C’è Cosa nostra sullo sfondo dell’indagine della Procura di Palermo che ha portato alla scoperta di un’organizzazione criminale che faceva ottenere pensioni a falsi invalidi. Non a caso tra le persone coinvolte c’è Giovanni Tantillo, legato al clan palermitano di Borgo Vecchio, e alla cui famiglia alcuni componenti della banda versavano regolarmente denaro (il perchè è tra le domande cui gli inquirenti dovranno ora dare risposta).

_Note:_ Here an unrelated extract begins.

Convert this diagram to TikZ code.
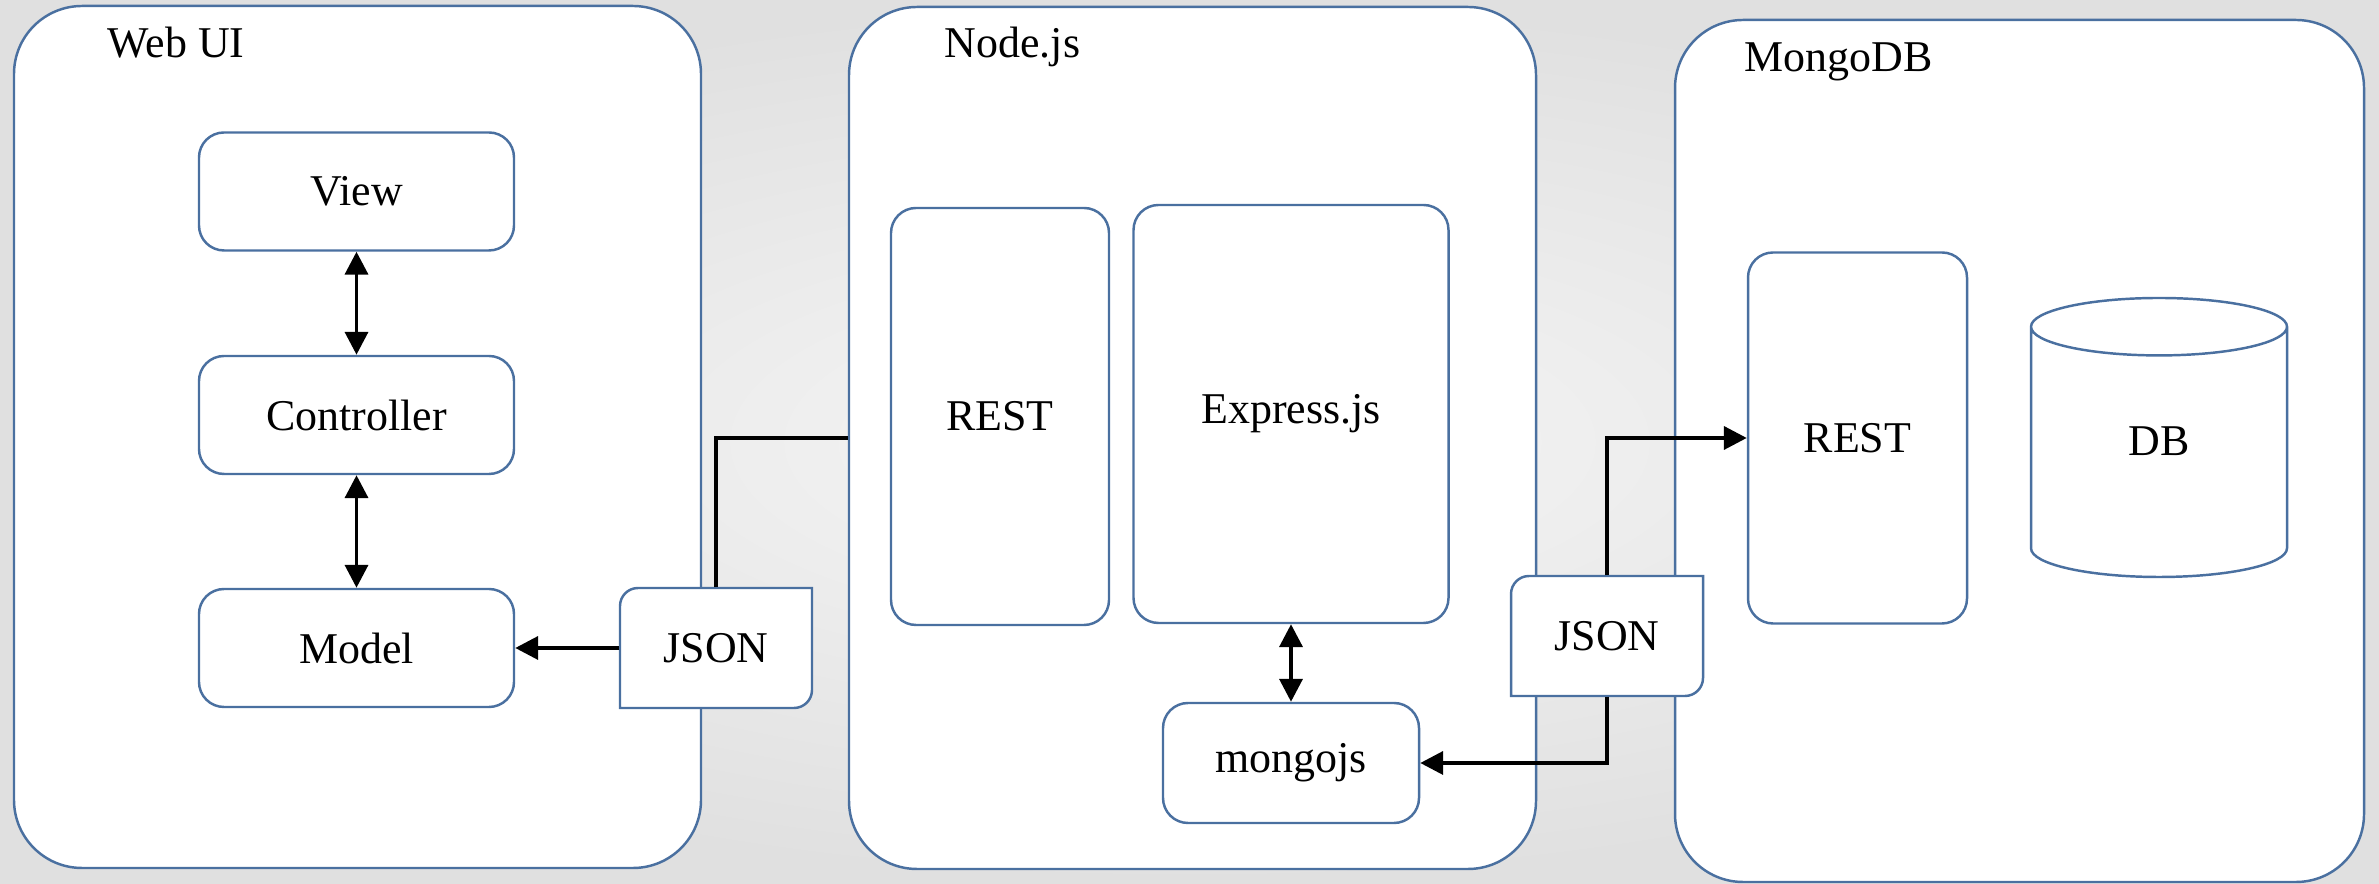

Del resto, a dare il via alle indagini dei carabinieri – sfociate oggi in 19 misure cautelari e ad un sequestro per equivalente di un milione e mezzo di euro – è stata la convivente di un collaboratore di giustizia. Patrizia Ribaudo ha parlato con gli investigatori rivelando di aver trovato in un armadio, nella casa messa a disposizione da Giovanni Tantillo (padre di sua figlia) e da Giuseppe Cinà, un maxi archivio con centinaia di pratiche di invalidità.
E’ proprio da queste dichiarazioni che parte l’inchiesta che ha portato alla luce l’enorme giro di “malati immaginari” gestito dall’organizzazione. Una scoperta che la stessa Ribaudo aveva deciso di utilizzare a proprio vantaggio: ai due uomini chiedeva infatti denaro, in cambio del suo silenzio. Di qui l’accusa di tentata estorsione che le viene contestata dalla Procura.
Il resto arriva dalle indagini dei carabinieri: “Non voglio più lavorare, lo Stato mi deve campare, io voglio la pensione”, è una delle frasi pronunciate da uno dei personaggi indagati durante le intercettazioni . Conversazioni che rivelano, agli investigatori, anche il compiacimento degli stessi Cinà e Tantillo, già arrestati con le stesse accuse nel 2007. I quali, dopo aver richiesto nuovamente la pensione di invalidità, commentavano: “Più di togliercela non possono fare… e noi la prendiamo nuovamente”.
E sempre Cinà parlando con una falda invalida, Silvana Giordano, diceva: “Puoi stare tranquilla, io te la faccio pigliare di nuovo. Vinciamo noi, non loro e gli rompiamo il culo di nuovo allo Stato”.